A nadie escapa que la televisión que vivimos está consiguiendo desdibujar la línea que separa realidad de ficción de una manera que, no por evidente, deja de ser polémica en muchas ocasiones. Desde los propios formatos dedicados a hacer entretenimiento a partir de eventos y vivencias reales como Gran Hermano, a otros más guionizados como ¿Quién quiere casarse con mi hijo? o directos en los que cualquier cosa puede pasar y el espectador no sabe si se enfrenta a un chiste o una realidad delirante como Sálvame.
Hasta tal punto ha llegado esta mezcla de géneros, tánto se han mezclado la información con el entretenimiento y la ficción, que hasta los dramas más locales se convierten en entregas serializadas que bien podrían formar parte de cualquier culebrón de sobremesa. Historias que se nos presentan por capítulos, manteniendo el interés del espectador sobre cual será el siguiente movimiento de sus protagonistas, a los que además presentan con cuentagotas, con impredecibles giros de tuerca, cuyo desenlace se mantienen hasta el día siguiente, creando auténticas novelas por entregas alrededor de lo que, lamentablemente, son historias reales, de gente real que sufre porque tienen a la policía a la puerta de su casa esperando que salgan para quitarles a sus hijos, gente que lleva años luchando por un indulto que no llega a una pena de carcel excesivamente dura o familias que buscan el castigo a un crimen atroz que les arrebató a sus seres más queridos y a quienes la justicia parece dar la espalda.
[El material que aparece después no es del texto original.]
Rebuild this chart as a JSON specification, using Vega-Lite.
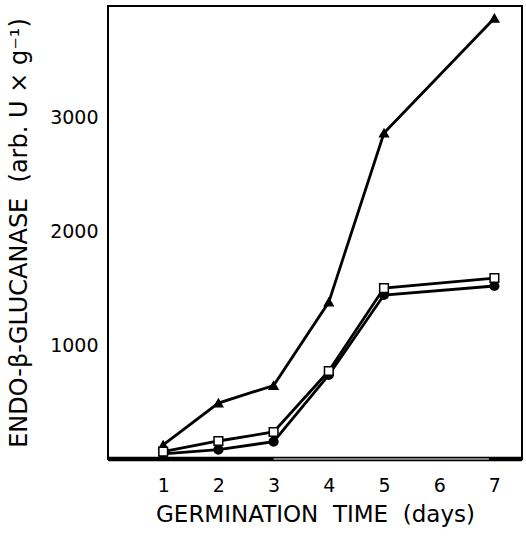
{
  "$schema": "https://vega.github.io/schema/vega-lite/v6.json",
  "width": 414,
  "height": 453,
  "autosize": {"type": "none"},
  "padding": {"left": 108, "top": 6, "right": 4, "bottom": 81},
  "background": "white",
  "config": {
    "view": {"stroke": "black", "strokeWidth": 2},
    "font": "DejaVu Sans"
  },
  "datasets": {
    "series": [
      {"series": "triangle", "day": 1, "value": 123},
      {"series": "triangle", "day": 2, "value": 491},
      {"series": "triangle", "day": 3, "value": 645},
      {"series": "triangle", "day": 4, "value": 1377},
      {"series": "triangle", "day": 5, "value": 2860},
      {"series": "triangle", "day": 7, "value": 3868},
      {"series": "circle", "day": 1, "value": 45},
      {"series": "circle", "day": 2, "value": 82},
      {"series": "circle", "day": 3, "value": 152},
      {"series": "circle", "day": 4, "value": 737},
      {"series": "circle", "day": 5, "value": 1439},
      {"series": "circle", "day": 7, "value": 1518},
      {"series": "square", "day": 1, "value": 65},
      {"series": "square", "day": 2, "value": 158},
      {"series": "square", "day": 3, "value": 237},
      {"series": "square", "day": 4, "value": 772},
      {"series": "square", "day": 5, "value": 1500},
      {"series": "square", "day": 7, "value": 1588}
    ],
    "baseDark": [
      {"day": 0, "value": 0},
      {"day": 7.5, "value": 0}
    ],
    "baseLight": [
      {"day": 3, "value": 0},
      {"day": 6.9, "value": 0}
    ],
    "xticks": [{"day": 1}, {"day": 2}, {"day": 3}, {"day": 4}, {"day": 5}, {"day": 6}, {"day": 7}],
    "yticks": [{"value": 1000}, {"value": 2000}, {"value": 3000}]
  },
  "encoding": {
    "x": {
      "field": "day",
      "type": "quantitative",
      "scale": {"domain": [0, 7.5], "nice": false, "zero": false},
      "axis": {
        "values": [1, 2, 3, 4, 5, 6, 7],
        "title": "GERMINATION\u00a0 TIME\u00a0 (days)",
        "grid": false,
        "domain": false,
        "ticks": false,
        "labelPadding": 17,
        "labelFontSize": 19,
        "labelColor": "black",
        "titleFontSize": 23,
        "titleFontWeight": "normal",
        "titleColor": "black",
        "titlePadding": 8
      }
    },
    "y": {
      "field": "value",
      "type": "quantitative",
      "scale": {"domain": [0, 3975], "nice": false},
      "axis": {
        "values": [1000, 2000, 3000],
        "format": "d",
        "title": "ENDO-β-GLUCANASE\u00a0 (arb. U × g⁻¹)",
        "grid": false,
        "domain": false,
        "ticks": false,
        "labelPadding": 10,
        "labelFontSize": 19,
        "labelColor": "black",
        "titleFontSize": 24,
        "titleFontWeight": "normal",
        "titleColor": "black",
        "titlePadding": 18
      }
    }
  },
  "layer": [
    {
      "data": {"name": "xticks"},
      "mark": {"type": "rule", "color": "black", "strokeWidth": 2},
      "encoding": {"y": {"datum": 0}, "y2": {"datum": 75}}
    },
    {
      "data": {"name": "yticks"},
      "mark": {"type": "rule", "color": "black", "strokeWidth": 2},
      "encoding": {"x": {"datum": 0}, "x2": {"datum": 0.11}}
    },
    {
      "data": {"name": "baseDark"},
      "mark": {"type": "line", "color": "black", "strokeWidth": 4.5}
    },
    {
      "data": {"name": "baseLight"},
      "mark": {"type": "line", "color": "white", "strokeWidth": 1.2}
    },
    {
      "data": {"name": "series"},
      "mark": {"type": "line", "color": "black", "strokeWidth": 2.8},
      "encoding": {"detail": {"field": "series", "type": "nominal"}}
    },
    {
      "data": {"name": "series"},
      "mark": {"type": "point", "filled": true, "opacity": 1, "stroke": "black", "strokeWidth": 1.5},
      "encoding": {
        "shape": {
          "field": "series",
          "type": "nominal",
          "scale": {"domain": ["triangle", "square", "circle"], "range": ["triangle-up", "square", "circle"]},
          "legend": null
        },
        "fill": {
          "field": "series",
          "type": "nominal",
          "scale": {"domain": ["triangle", "square", "circle"], "range": ["black", "white", "black"]},
          "legend": null
        },
        "size": {"value": 75}
      }
    }
  ]
}
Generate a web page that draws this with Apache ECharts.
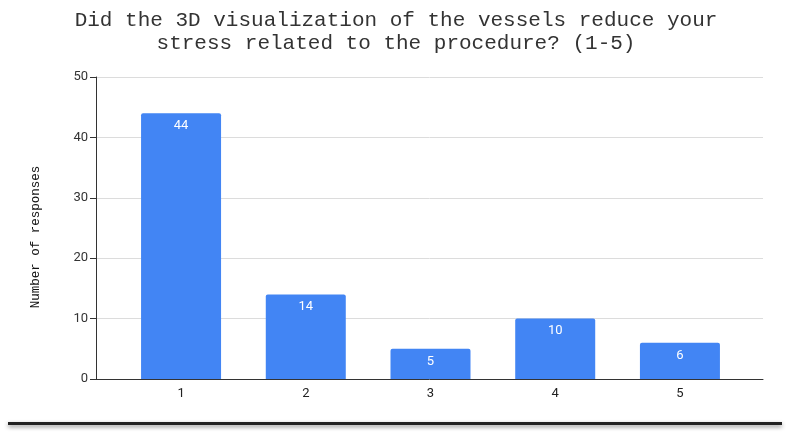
<!DOCTYPE html>
<html>
<head>
<meta charset="utf-8">
<script src="https://cdn.jsdelivr.net/npm/echarts@6/dist/echarts.min.js"></script>
<style>
  html, body { margin: 0; padding: 0; background: #fff; }
  #chart { width: 792px; height: 436px; }
</style>
</head>
<body>
<div id="chart"></div>
<script>
// ratings 1-5 and how many people picked each
const categories = [1, 2, 3, 4, 5];
const responses = [44, 14, 5, 10, 6];
const yTicks = [0, 10, 20, 30, 40, 50];

const chart = echarts.init(document.getElementById('chart'));

const barData = categories.map((c, i) => [c, responses[i]]);

chart.setOption({
  animation: false,
  title: {
    text: 'Did the 3D visualization of the vessels reduce your\nstress related to the procedure? (1-5)',
    left: 'center',
    top: 4,
    textStyle: {
      fontFamily: '"Liberation Mono", "DejaVu Sans Mono", monospace',
      fontSize: 21,
      fontWeight: 'normal',
      lineHeight: 23,
      color: '#333'
    }
  },
  grid: {
    left: 96,
    right: 29,
    top: 77,
    bottom: 57
  },
  xAxis: {
    type: 'value',
    min: 0.318,
    max: 5.666,
    splitLine: { show: false },
    axisLine: { show: true, lineStyle: { color: '#333', width: 1 } },
    axisTick: { show: false },
    axisLabel: {
      customValues: categories,
      color: '#222',
      fontFamily: 'Roboto, sans-serif',
      fontSize: 13,
      margin: 8,
      showMinLabel: true,
      showMaxLabel: true
    }
  },
  yAxis: {
    type: 'value',
    min: yTicks[0],
    max: yTicks[yTicks.length - 1],
    interval: 10,
    name: 'Number of responses',
    nameLocation: 'middle',
    nameGap: 54,
    nameTextStyle: {
      fontFamily: '"Liberation Mono", "DejaVu Sans Mono", monospace',
      fontSize: 12.5,
      fontWeight: 'normal',
      color: '#111',
      padding: [0, 18, 0, 0]
    },
    axisLine: { show: true, lineStyle: { color: '#333', width: 1 } },
    axisTick: { show: true, length: 6, lineStyle: { color: '#333' } },
    axisLabel: {
      color: '#333',
      fontFamily: 'Roboto, sans-serif',
      fontSize: 13,
      margin: 8
    },
    splitLine: { lineStyle: { color: '#dcdcdc', width: 1 } }
  },
  series: [{
    type: 'bar',
    data: barData,
    barWidth: 80,
    itemStyle: {
      color: '#4285f4',
      borderRadius: [2, 2, 0, 0]
    },
    label: {
      show: true,
      position: 'insideTop',
      distance: 6,
      color: '#fff',
      fontFamily: 'Roboto, sans-serif',
      fontSize: 13
    }
  }],
  graphic: [{
    type: 'rect',
    shape: { x: 8, y: 422, width: 774, height: 3 },
    style: {
      fill: '#222',
      shadowBlur: 4,
      shadowOffsetY: 2,
      shadowColor: 'rgba(0,0,0,0.45)'
    }
  }]
});
</script>
</body>
</html>
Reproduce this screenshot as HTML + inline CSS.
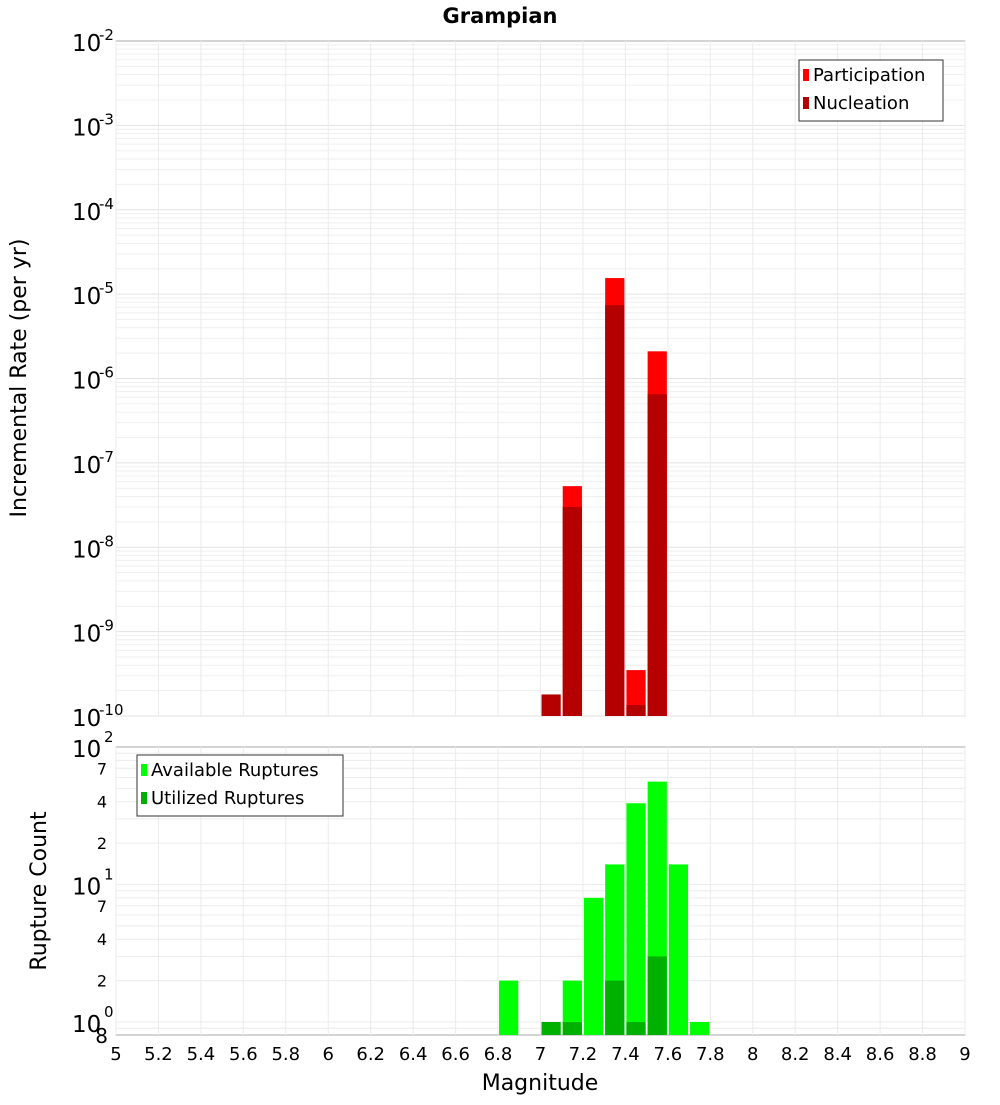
<!DOCTYPE html>
<html><head><meta charset="utf-8"><style>
body{margin:0;background:#fff;}
svg text{font-family:"DejaVu Sans","Liberation Sans",sans-serif;fill:#000;}
</style></head><body>
<svg id="c" width="1000" height="1100" xmlns="http://www.w3.org/2000/svg">
<text x="500" y="23" text-anchor="middle" font-size="21" font-weight="bold">Grampian</text>
<g id="topG"></g>
<g id="botG"></g>
<text transform="translate(26,378) rotate(-90)" text-anchor="middle" font-size="22">Incremental Rate (per yr)</text>
<text transform="translate(46,891) rotate(-90)" text-anchor="middle" font-size="22">Rupture Count</text>
<text x="540" y="1090" text-anchor="middle" font-size="22">Magnitude</text>
</svg>
<script>
const partMags=[7.1,7.3,7.4,7.5];
const partVals=[5.3e-8,1.55e-5,3.5e-10,2.1e-6];
const nuclMags=[7.0,7.1,7.3,7.4,7.5];
const nuclVals=[1.8e-10,3e-8,7.4e-6,1.35e-10,6.5e-7];
const availMags=[6.8,7.1,7.2,7.3,7.4,7.5,7.6,7.7];
const availVals=[2,2,8,14,39,56,14,1];
const utilMags=[7.0,7.1,7.3,7.4,7.5];
const utilVals=[1,1,2,1,3];
const xTicks=[5,5.2,5.4,5.6,5.8,6,6.2,6.4,6.6,6.8,7,7.2,7.4,7.6,7.8,8,8.2,8.4,8.6,8.8,9];
const topExps=[-2,-3,-4,-5,-6,-7,-8,-9,-10];
const botMinor=[2,4,7,20,40,70];

const NS="http://www.w3.org/2000/svg";
const L=116,R=965;
const X=m=>L+(m-5)*(R-L)/4;
const TT=41,TB=716;
const YT=v=>TT+(-2-Math.log10(v))*(TB-TT)/8;
const BT=747,BB=1035,DEC=137.5;
const YB=v=>BT+(2-Math.log10(v))*DEC;
function mk(p,tag,a){const e=document.createElementNS(NS,tag);for(const k in a)e.setAttribute(k,a[k]);p.appendChild(e);return e;}
const topG=document.getElementById('topG'),botG=document.getElementById('botG');

let r=mk(topG,'rect',{x:L,y:TT,width:R-L,height:TB-TT,fill:'#fff',stroke:'#aaa'});

for(let e=-10;e<-2;e++)for(let k=1;k<10;k++){const y=YT(k*Math.pow(10,e));if(y<TT||y>TB)continue;
 mk(topG,'line',{x1:L,x2:R,y1:y,y2:y,stroke:k==1?'#e2e2e2':'#efefef','stroke-width':1});}
xTicks.forEach(t=>{mk(topG,'line',{x1:X(t),x2:X(t),y1:TT,y2:TB,stroke:'#ebebeb'});});
r=mk(botG,'rect',{x:L,y:BT,width:R-L,height:BB-BT,fill:'#fff',stroke:'#aaa'});

for(let e=-1;e<2;e++)for(let k=1;k<10;k++){const y=YB(k*Math.pow(10,e));if(y<BT||y>BB)continue;
 mk(botG,'line',{x1:L,x2:R,y1:y,y2:y,stroke:'#ececec'});}
xTicks.forEach(t=>{mk(botG,'line',{x1:X(t),x2:X(t),y1:BT,y2:BB,stroke:'#ebebeb'});});

function bars(g,mags,vals,Y,base,color,name){
 mags.forEach((m,i)=>{const x=X(m)+1,w=X(m+0.1)-X(m)-2,y=Y(vals[i]);
  const b=mk(g,'rect',{x:x,y:y,width:w,height:base-y,fill:color});
  
  });
}
bars(topG,partMags,partVals,YT,TB,'#ff0000','participation-bar');
bars(topG,nuclMags,nuclVals,YT,TB,'#b40000','nucleation-bar');
bars(botG,availMags,availVals,YB,BB,'#00ff00','available-bar');
bars(botG,utilMags,utilVals,YB,BB,'#00b000','utilized-bar');

topExps.forEach(e=>{const y=YT(Math.pow(10,e));
 const t=mk(topG,'text',{x:72,y:y+10,'font-size':23});t.textContent='10';
 
 const s=mk(topG,'text',{x:99,y:y-1,'font-size':15});s.textContent=String(e);
 });
[[100,'2'],[10,'1'],[1,'0']].forEach(([v,e])=>{const y=YB(v);
 const t=mk(botG,'text',{x:72,y:y+10,'font-size':23});t.textContent='10';
 
 const s=mk(botG,'text',{x:104,y:y-5,'font-size':15});s.textContent=e;
 });
botMinor.forEach(v=>{const y=YB(v);const t=mk(botG,'text',{x:107,y:y+6,'font-size':16,'text-anchor':'end'});t.textContent=String(v).charAt(0);
 });
let t8=mk(botG,'text',{x:108,y:BB+8,'font-size':20,'text-anchor':'end'});t8.textContent='8';

xTicks.forEach(v=>{const t=mk(botG,'text',{x:X(v),y:1060,'font-size':18,'text-anchor':'middle'});t.textContent=String(v);
 });

function legend(g,x,y,w,items,name){
 const lg=mk(g,'g',{});
 mk(lg,'rect',{x:x,y:y,width:w,height:items.length*28+5,fill:'#fff',stroke:'#333'});
 items.forEach(([c,l],i)=>{mk(lg,'rect',{x:x+4,y:y+9+i*28,width:6,height:12,fill:c});
  const t=mk(lg,'text',{x:x+14,y:y+21+i*28,'font-size':18});t.textContent=l;
  });
}
legend(topG,799,60,144,[['#ff0000','Participation'],['#b40000','Nucleation']],'rate-legend');
legend(botG,137,755,206,[['#00ff00','Available Ruptures'],['#00b000','Utilized Ruptures']],'count-legend');
</script>
</body></html>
Hablo por supuesto de los programas magazine que las dos principales cadenas emiten cada mañana y en los que, cada vez más y en ocasiones por duplicado, asistimos a la narración de desgarradoras historias familiares de personas que acuden a estas presentadoras madrina como último recurso para una resolución judicial que no llega, una que consideran injusta o una llamada de auxilio a abogados que intercedan por gente con pocos recursos, por poner solo unos cuantos ejemplos recientes. Son personas que creen que acudiendo a la televisión pueden encontrar una mejor y más rápida solución a sus problemas y que, en no pocos casos, solo esa llamada de atención hace reaccionar a quienes deben poner los medios para resolver injusticias, un recurso perfectamente comprensible e irreprochable desde el punto de vista de alguien que está sufriendo. También hay engaños y utilización maliciosa de estos mismos recursos, pero ahí ya solo queda encomendarse a la pericia de los reporteros para reconocer a quienes tienen un problema real o quienes buscan aprovecharse de los medios para engordar o hacer creíble su mentira.
Se comprende también que las cadenas quieran tratar estos temas, primero porque dan audiencia, segundo porque a nadie amarga ser capaz de ejercer de ángel de la guarda de gente anónima con algo tan sencillo como utilizar la popularidad de un programa o una presentadora, del mismo modo que un abogado desconocido se ofrece para resolver alguno de los problemas relatados para, además de hacer el bien, darse un poco de publicidad, que nunca viene mal.
Buenas intenciones que además dan buena audiencia y que, en la manera en la que evolucionan como historia, en la forma en que se presentan, cada vez se parecen más a un folletín, cada vez nos trasladan con mayor facilidad a esas películas basadas en hechos reales que, en la mayor parte de los casos, discurren más rápido que la realidad y sus dramas. A veces me pregunto cuánto daño hace este tratamiento a quienes, como espectadores, ya no distinguen realidad de ficción y a las propias víctimas, que podemos llegar a confundir con héroes y madres coraje de ficción.